The top print is a five-color version of the planned six-color print. The leaves were left as negative space in the color separations to avoid overprinting the colors, and they had such a delicate look, I just had to allow some of the prints to retain that quiet, more wintry feeling.

There will be more printed items to share, and I’m going to try to return to a once-a-week posting habit here, even if they’re short.

2019 posed a number of challenges, and I wrote so very little all year. I find that writing is ever a bulwark against mental and emotional overwhelm, yet I forget to allow myself the time, or am too lazy to make the time— despite that it’s good for my well being, and so helpful in putting things into perspective.

This is my place to do that, and I must make it a priority once again.

4th Annual NY International Miniature Prints Exhibition

Last night was the opening reception for the Mini Prints show at Manhattan Graphics Center, where I take printmaking classes. The place was packed to the gills, and I was pleased to see that my two prints had already been claimed by someone! (The red dots indicate the pieces are sold.)

This was the first time I’ve entered artwork into a juried show in years, and it was exciting to received the email that my pieces were accepted, so seeing those little red dots was the cherry on top.

Here are some little “tests” that comprised my first prints in my return to screen printing

As ever, I skip around from medium to medium, and this semester at the studio is no exception; I’ve been taking a screen printing class, I’ve not used this method since I was in school, so it’s been great getting back into it. I’m undecided yet whether I’ll return to etching or stick with this in the new year, but I have time.

These are some prints in progress: two out of three of the colors have been printed, and I’ll finish with the third color Tuesday in class. This piece, like the two mini etchings up top, relates to my trip to Spain and Portugal back in May. This was from a sketch I did sitting on our balcony in Lisbon, looking out at the river.

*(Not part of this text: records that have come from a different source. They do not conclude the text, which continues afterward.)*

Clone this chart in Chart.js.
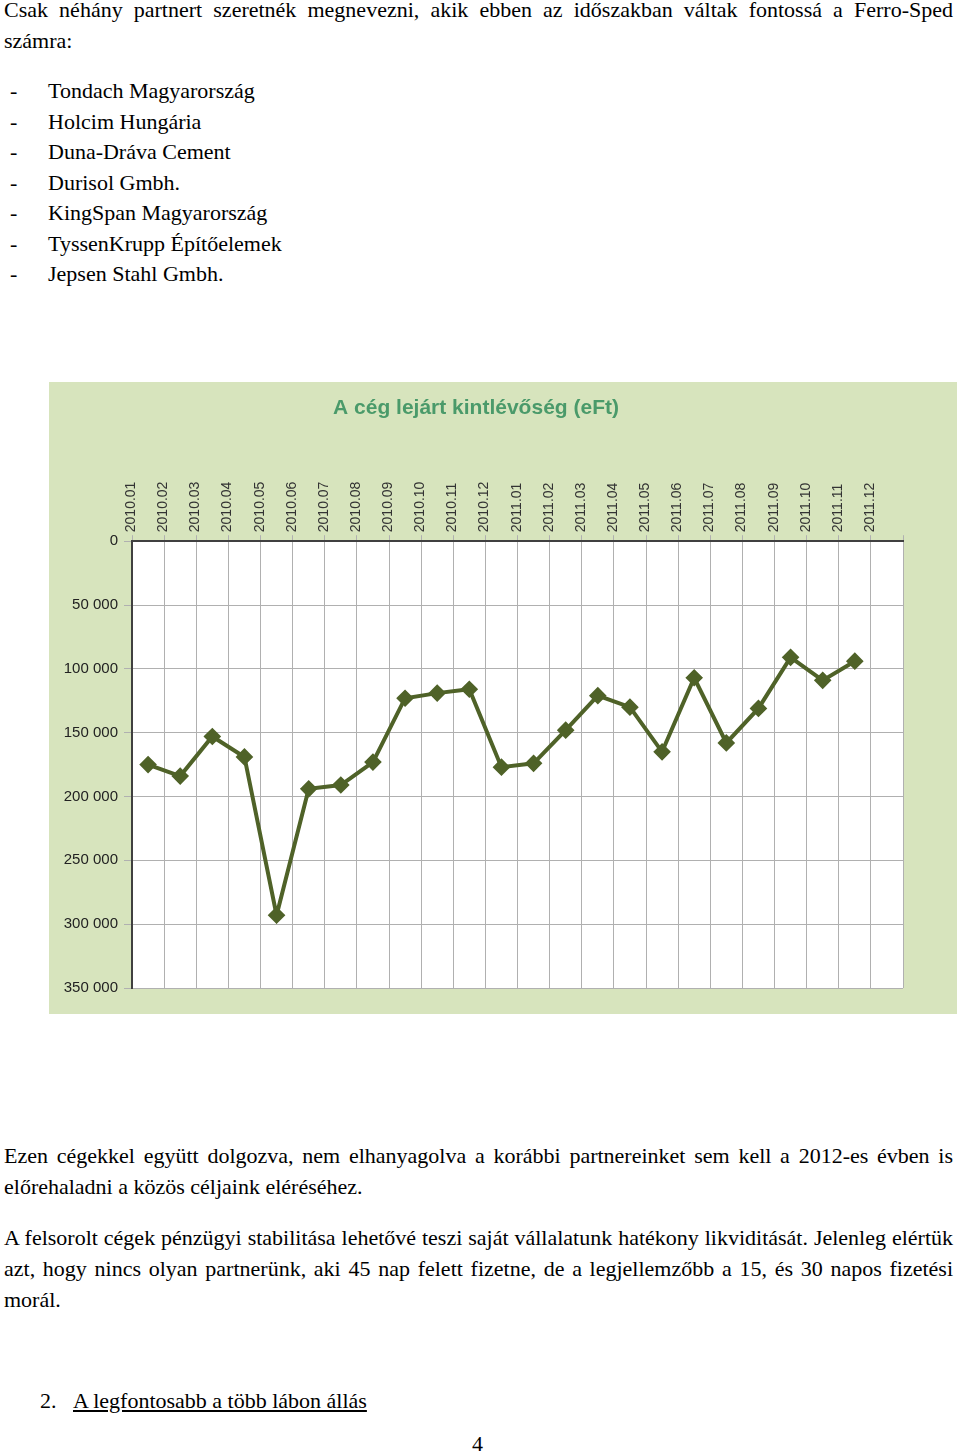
<!DOCTYPE html>
<html><head><meta charset="utf-8">
<script src="https://cdn.jsdelivr.net/npm/chart.js@4"></script>
<style>
body{margin:0;width:960px;height:1454px;position:relative;font-family:"Liberation Serif","Times New Roman",serif;font-size:22px;color:#000;background:#fff}
.t{position:absolute;left:4px;right:7px;line-height:31px;text-align:justify}
.li{position:absolute;left:10px;line-height:31px}
.li span{position:absolute;left:38px;white-space:nowrap}
#box{position:absolute;left:49px;top:382px;width:908px;height:632px;background:#d7e4bd}
</style></head><body>
<div class="t" style="top:-6px">Csak néhány partnert szeretnék megnevezni, akik ebben az időszakban váltak fontossá a Ferro-Sped számra:</div>
<div class="li" style="top:75px">-<span>Tondach Magyarország</span></div>
<div class="li" style="top:106px">-<span>Holcim Hungária</span></div>
<div class="li" style="top:136px">-<span>Duna-Dráva Cement</span></div>
<div class="li" style="top:167px">-<span>Durisol Gmbh.</span></div>
<div class="li" style="top:197px">-<span>KingSpan Magyarország</span></div>
<div class="li" style="top:228px">-<span>TyssenKrupp Építőelemek</span></div>
<div class="li" style="top:258px">-<span>Jepsen Stahl Gmbh.</span></div>
<div id="box"><canvas id="c" width="908" height="632"></canvas></div>
<div class="t" style="top:1140px">Ezen cégekkel együtt dolgozva, nem elhanyagolva a korábbi partnereinket sem kell a 2012-es évben is előrehaladni a közös céljaink eléréséhez.</div>
<div class="t" style="top:1222px">A felsorolt cégek pénzügyi stabilitása lehetővé teszi saját vállalatunk hatékony likviditását. Jelenleg elértük azt, hogy nincs olyan partnerünk, aki 45 nap felett fizetne, de a legjellemzőbb a 15, és 30 napos fizetési morál.</div>
<div style="position:absolute;left:40px;top:1385px;line-height:31px">2.&nbsp;&nbsp;&nbsp;<u>A legfontosabb a több lábon állás</u></div>
<div style="position:absolute;left:472px;top:1428px;line-height:31px">4</div>
<script>
const categories=["2010.01","2010.02","2010.03","2010.04","2010.05","2010.06","2010.07","2010.08","2010.09","2010.10","2010.11","2010.12","2011.01","2011.02","2011.03","2011.04","2011.05","2011.06","2011.07","2011.08","2011.09","2011.10","2011.11","2011.12"];
const values=[175000,184000,153000,169000,293000,194000,191000,173000,123000,119000,116000,177000,174000,148000,121000,130000,165000,107000,158000,131000,91000,109000,94000,null];
const yTicks=[0,50000,100000,150000,200000,250000,300000,350000];
const plotBg={id:'plotBg',beforeDraw(ch){const a=ch.chartArea,x=ch.ctx;x.save();x.fillStyle='#fff';x.fillRect(a.left,a.top,a.right-a.left,a.bottom-a.top);x.restore();}};
new Chart(document.getElementById('c'),{type:'line',
data:{labels:categories,datasets:[{data:values,borderColor:'#4f6228',backgroundColor:'#4f6228',borderWidth:4,pointStyle:'rectRot',pointRadius:6,tension:0}]},
plugins:[plotBg],
options:{responsive:false,animation:false,
layout:{padding:{left:0,top:0,right:54,bottom:26}},
plugins:{legend:{display:false},tooltip:{enabled:false},
title:{display:true,text:'A cég lejárt kintlévőség (eFt)',color:'#4a9a6a',font:{family:'Arial, Liberation Sans',size:21,weight:'bold'},padding:{top:14,bottom:30}}},
scales:{
x:{position:'top',offset:true,grid:{color:'#b0b0b0',offset:true,tickLength:6},border:{color:'#404040',width:2},
ticks:{color:'#333',maxRotation:90,minRotation:90,font:{family:'Liberation Sans',size:14},autoSkip:false},
afterFit:a=>{a.height=90;}},
y:{reverse:true,min:0,max:350000,afterBuildTicks:a=>{a.ticks=yTicks.map(v=>({value:v}));},
grid:{color:'#b0b0b0',tickLength:8},border:{color:'#404040',width:2},
ticks:{color:'#222',font:{family:'Liberation Sans',size:15},padding:6,callback:v=>v.toLocaleString('en').replace(/,/g,' ')},
afterFit:a=>{a.width=83;}}}}});
</script></body></html>
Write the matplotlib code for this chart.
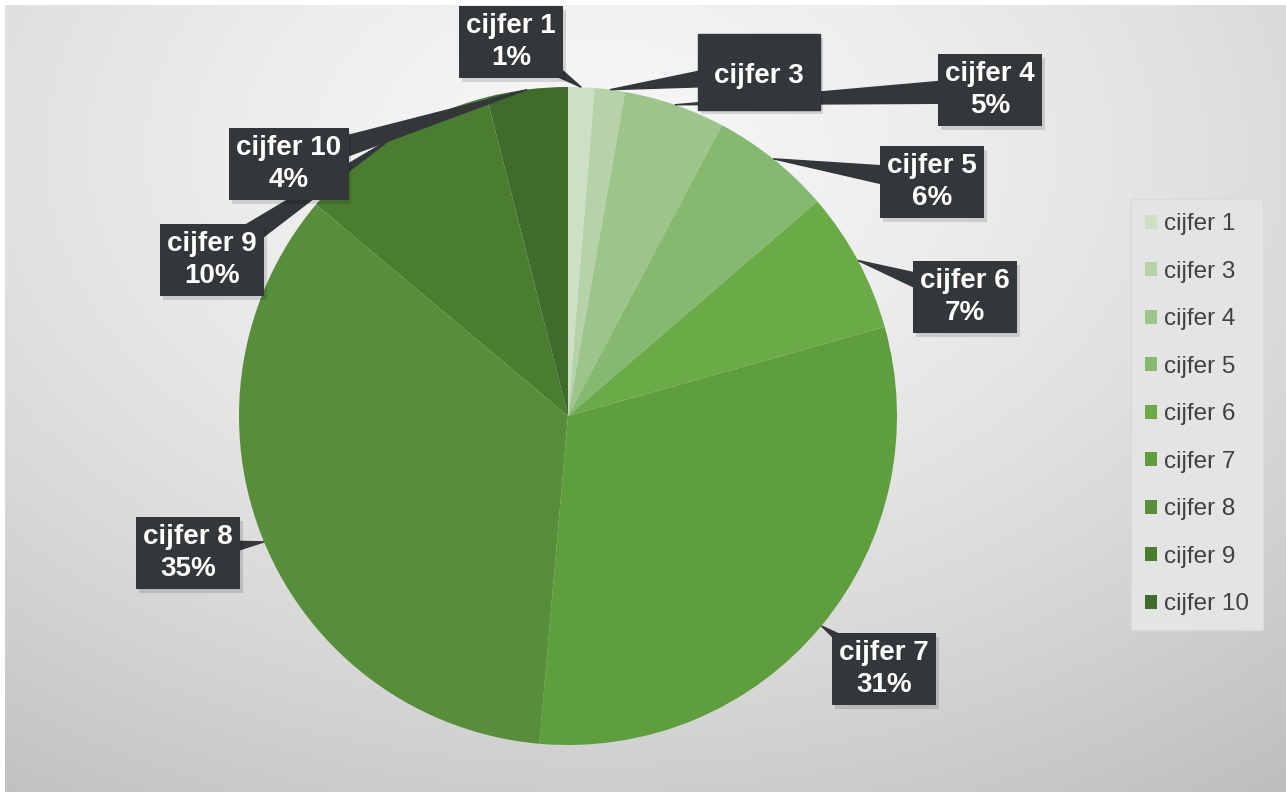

Miniature Prints Exhibition

left: Alfama, Lisbon. right: El Poble Sec, Barcelona (line etching + aquatint)

The two 3″ x 3″ intaglio prints that I did after my trip in May, with this call-for-entries specifically in mind, have been accepted into the 4th New York International Miniature Print Exhibition. Very exciting!

I have some time to make more prints from my plates, and finesse them before choosing the best ones to send in for the exhibit.

Meanwhile, I’ve decided to mix things up a little, take a break from the copper plates, so next month I’ll delve into screen printing for the first time since I was in school. Time to work on concepts and sketches for that.

Summer Sunday blues

An etching of the view from the balcony in El Poble Sec in Barcelona

I’m feeling scattered and at a loss. I have a lot that I could be doing, preparing, working on, reading, and yet I’ve been sitting at the computer sort of flitting in and out, here and there— utterly unable or unwilling to choose a project or task, something upon which to focus. It’s driving me mental. Further adding to the frustration, it’s a summer Sunday that could have been a beach day, for example, yet I’ve chosen to use at s a day of getting things done, and still— nothing is getting done.

For now, I’ll offer up these two etchings that I’ve finished recently. They are very small— only 3″x3″ each, and were inspired by photos taken during my trip to Barcelona and Lisbon back in May.

Etching of a winding street in the Alfama neighborhood in Lisbon.

The Witch-boy: line etch proof

Here is a scan of an initial proof of my line-etching of the witch-boy. This is the result of scratching my drawing into a waxy coating over the copper plate, called a hard ground. After coating the plate, you can transfer your (reversed) image onto the surface to guide you as you make your lines into the coating with a scribe tool..

Once you’ve finished, the plate is ready to go into the ferric-chloride acid bath. The places where you’ve scribed into the hard ground coating will be eaten away by the acid, thereby “etching” the lines into the copper plate.